Progressive Death Metal. Wer sich fragt, ob es diese Genrebezeichnung überhaupt gibt, hat GORGUTS noch nicht erlebt. Krasses Zeug von den Herren aus Kanada. Wer weniger den Nacken schütteln als ausgelassen schunkeln wollte, war bei BETONTOD gut aufgehoben. Die Punkrocker aus dem Ruhrgebut sind mittlerweile die besseren Hosen und versetzten das SUMMER BREEZE in Partystimmung. Insbesondere bei “Glück auf” wurde getanzt, geknutscht und “Wir müssen aufhören weniger zu trinken” gegröhlt.
Zeit für den Exoten-Headliner HUMILIATION aus Malaysia, der viele neugierige Besucher anlockte. Deren oldschooliger Death Metal gefiel dem stetig wachsenden Publikum vor der Camel Stage.

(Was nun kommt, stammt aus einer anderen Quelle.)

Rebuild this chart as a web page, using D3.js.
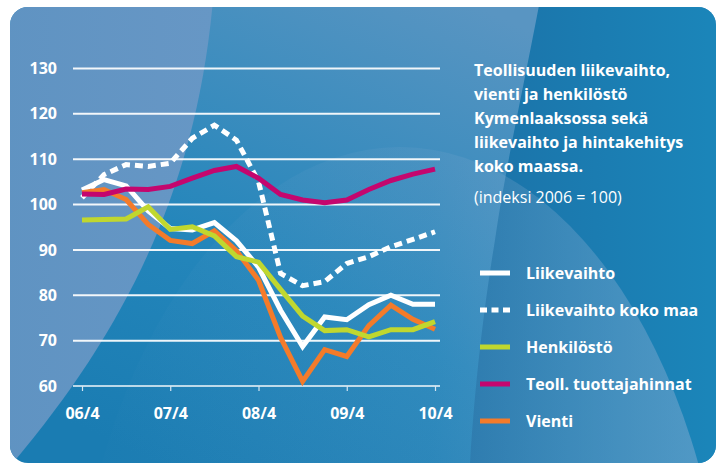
<!DOCTYPE html>
<html>
<head>
<meta charset="utf-8">
<script src="https://cdn.jsdelivr.net/npm/d3@7"></script>
<style>
  body { margin: 0; background: #fff; }
  svg { display: block; }
  text { font-family: "Open Sans", "Noto Sans", sans-serif; fill: #fff; }
</style>
</head>
<body>
<svg id="chart" width="721" height="464"></svg>
<script>
// quarters 06/4 ... 10/4
const quarters = d3.range(17);
const tickQuarters = [0, 4, 8, 12, 16];
const tickLabels = ["06/4", "07/4", "08/4", "09/4", "10/4"];
const yTicks = [60, 70, 80, 90, 100, 110, 120, 130];

const liikevaihto = [103.1, 105.4, 104.0, 98.5, 94.6, 94.3, 95.9, 91.9, 86.1, 76.6, 68.6, 75.1, 74.5, 77.8, 79.9, 77.9, 77.9];
const liikevaihtoKokoMaa = [101.4, 106.5, 108.7, 108.3, 109.0, 114.5, 117.4, 114.1, 105.0, 84.7, 82.0, 82.9, 86.9, 88.4, 90.6, 92.2, 93.9];
const henkilosto = [96.5, 96.6, 96.7, 99.4, 94.4, 95.0, 93.0, 88.4, 87.2, 81.2, 75.3, 72.1, 72.3, 70.7, 72.3, 72.3, 74.1];
const tuottajahinnat = [102.2, 102.1, 103.3, 103.2, 103.9, 105.7, 107.4, 108.3, 105.7, 102.1, 100.9, 100.3, 100.9, 103.2, 105.2, 106.6, 107.7];
const vienti = [102.5, 103.2, 101.0, 95.5, 92.0, 91.3, 94.1, 89.7, 83.2, 70.6, 60.9, 67.9, 66.4, 73.2, 77.7, 74.6, 72.4];

const seriesNames = ["Liikevaihto", "Liikevaihto koko maa", "Henkilöstö", "Teoll. tuottajahinnat", "Vienti"];
const seriesColors = ["#ffffff", "#ffffff", "#c0d72f", "#c4066e", "#f47b2a"];
const seriesValues = [liikevaihto, liikevaihtoKokoMaa, henkilosto, tuottajahinnat, vienti];
const seriesDashed = [false, true, false, false, false];

const titleLines = ["Teollisuuden liikevaihto,", "vienti ja henkilöstö", "Kymenlaaksossa sekä", "liikevaihto ja hintakehitys", "koko maassa."];
const subtitle = "(indeksi 2006 = 100)";

const svg = d3.select("#chart");
const defs = svg.append("defs");

// ---- background card ----
defs.append("clipPath").attr("id", "card")
  .append("rect").attr("x", 10).attr("y", 7).attr("width", 706).attr("height", 456).attr("rx", 18);

const gMid = defs.append("linearGradient").attr("id", "gMid")
  .attr("x1", 0.15).attr("y1", 0.95).attr("x2", 0.78).attr("y2", 0.1);
gMid.append("stop").attr("offset", 0).attr("stop-color", "#1a7cb2");
gMid.append("stop").attr("offset", 0.4).attr("stop-color", "#2486bb");
gMid.append("stop").attr("offset", 1).attr("stop-color", "#5995c2");

const gLeft = defs.append("linearGradient").attr("id", "gLeft")
  .attr("x1", 0).attr("y1", 0).attr("x2", 1).attr("y2", 0);
gLeft.append("stop").attr("offset", 0).attr("stop-color", "#5f93c2");
gLeft.append("stop").attr("offset", 1).attr("stop-color", "#6797c5");

const gRight = defs.append("linearGradient").attr("id", "gRight")
  .attr("x1", 0).attr("y1", 0).attr("x2", 1).attr("y2", 0);
gRight.append("stop").attr("offset", 0).attr("stop-color", "#1b72a8");
gRight.append("stop").attr("offset", 1).attr("stop-color", "#1b86ba");

const gCircle = defs.append("linearGradient").attr("id", "gCircle")
  .attr("x1", 0).attr("y1", 0).attr("x2", 1).attr("y2", 0);
gCircle.append("stop").attr("offset", 0).attr("stop-color", "#8fb0d4").attr("stop-opacity", 0);
gCircle.append("stop").attr("offset", 0.55).attr("stop-color", "#8fb0d4").attr("stop-opacity", 0.12);
gCircle.append("stop").attr("offset", 1).attr("stop-color", "#8fb0d4").attr("stop-opacity", 0.5);

const bg = svg.append("g").attr("clip-path", "url(#card)");
bg.append("rect").attr("x", 0).attr("y", 0).attr("width", 721).attr("height", 464).attr("fill", "url(#gMid)");
// dark band at right
bg.append("path")
  .attr("d", "M540,0 L721,0 L721,464 L470,464 C475,380 485,300 495,240 C505,170 525,80 540,0 Z")
  .attr("fill", "url(#gRight)");
// big light ellipse
bg.append("ellipse").attr("cx", 400).attr("cy", 700).attr("rx", 330).attr("ry", 553)
  .attr("fill", "url(#gCircle)");
// light area at left
bg.append("path")
  .attr("d", "M0,0 L213,0 C196,190 125,330 12,464 L0,464 Z")
  .attr("fill", "url(#gLeft)");

// ---- scales ----
const x = d3.scaleLinear().domain([0, 16]).range([82, 435]);
const y = d3.scaleLinear().domain([60, 130]).range([385.5, 68]);

// y axis with gridlines
const yAxis = svg.append("g").attr("transform", "translate(73,0)")
  .call(d3.axisLeft(y).tickValues(yTicks).tickSize(-(440 - 73)).tickPadding(16));
yAxis.select(".domain").remove();
yAxis.selectAll(".tick line").attr("stroke", "#ffffff").attr("stroke-width", 2)
  .attr("opacity", d => d === 60 ? 0.7 : 0.92);
yAxis.selectAll(".tick text").attr("fill", "#fff").attr("font-size", 16).attr("font-weight", 700)
  .attr("font-family", "Open Sans").attr("dy", "0.35em");

// x axis ticks
const xAxis = svg.append("g").attr("transform", "translate(0,386)")
  .call(d3.axisBottom(x).tickValues(tickQuarters).tickFormat((d, i) => tickLabels[i]).tickSize(5).tickPadding(17));
xAxis.select(".domain").remove();
xAxis.selectAll(".tick line").attr("stroke", "#d6e6f2").attr("stroke-width", 1.2);
xAxis.selectAll(".tick text").attr("fill", "#fff").attr("font-size", 16).attr("font-weight", 700)
  .attr("font-family", "Open Sans");

// ---- lines ----
const line = d3.line().x((d, i) => x(quarters[i])).y(d => y(d));
const drawOrder = [1, 0, 4, 2, 3];
drawOrder.forEach(k => {
  svg.append("path")
    .datum(seriesValues[k])
    .attr("fill", "none")
    .attr("stroke", seriesColors[k])
    .attr("stroke-width", 5)
    .attr("stroke-linejoin", "miter")
    .attr("stroke-dasharray", seriesDashed[k] ? "8,5" : null)
    .attr("d", line);
});

// ---- title ----
const title = svg.append("text").attr("x", 474).attr("y", 76)
  .attr("font-size", 16).attr("font-weight", 700);
titleLines.forEach((t, i) => {
  title.append("tspan").attr("x", 474).attr("dy", i === 0 ? 0 : 24).text(t);
});
svg.append("text").attr("x", 474).attr("y", 203).attr("font-size", 16).text(subtitle);

// ---- legend ----
const legendY = d3.scalePoint().domain(seriesNames).range([273, 421]);
const legend = svg.append("g");
seriesNames.forEach((name, k) => {
  const cy = legendY(name);
  legend.append("line")
    .attr("x1", 480).attr("x2", 510).attr("y1", cy).attr("y2", cy)
    .attr("stroke", seriesColors[k]).attr("stroke-width", 5)
    .attr("stroke-dasharray", seriesDashed[k] ? "7,4.5" : null);
  legend.append("text").attr("x", 526).attr("y", cy).attr("dy", "0.35em")
    .attr("font-size", 16).attr("font-weight", 700).text(name);
});
</script>
</body>
</html>
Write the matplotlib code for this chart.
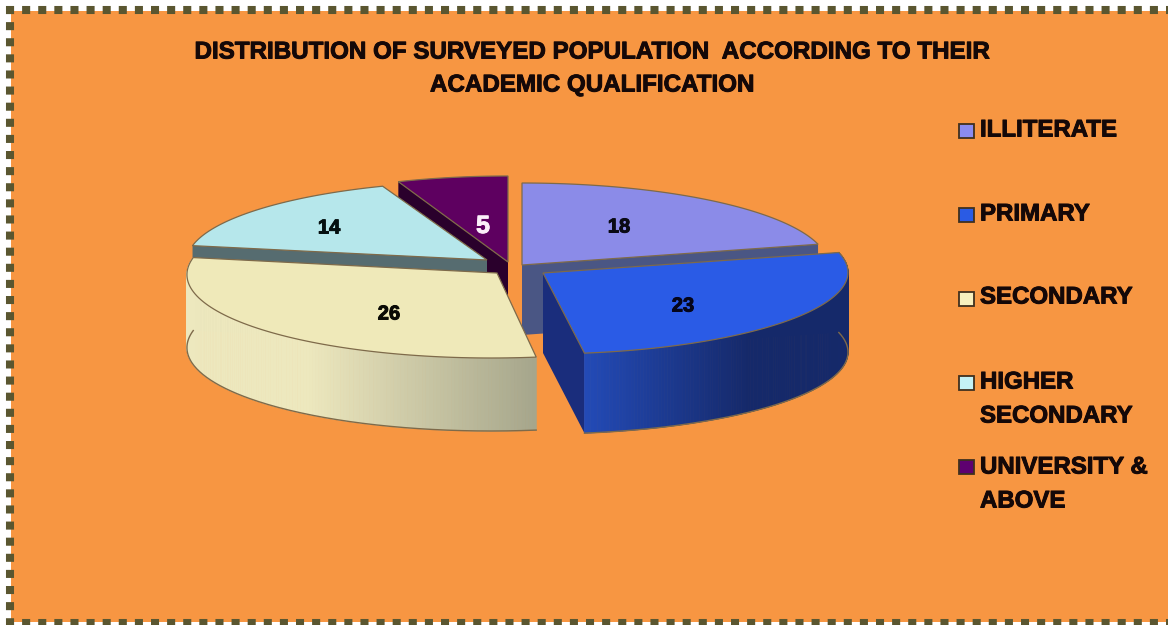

Mit “I am the Storm” eröffneten CROWBAR ihr Set und der Himmel reagierte mit dem angekündigten Unwetter, das sich glücklicherweise nur in heftigem Regen äußerte und nicht wie befürchtet mit Windstärke 10. Vielleicht hatten CROWBAR die Gewitterfront aber auch schlicht mit ihrem Sludge Metal an den Horizont gepustet, wo parallel zur Action auf der Bühne ein dunkles Wolkenspektakel aufzog.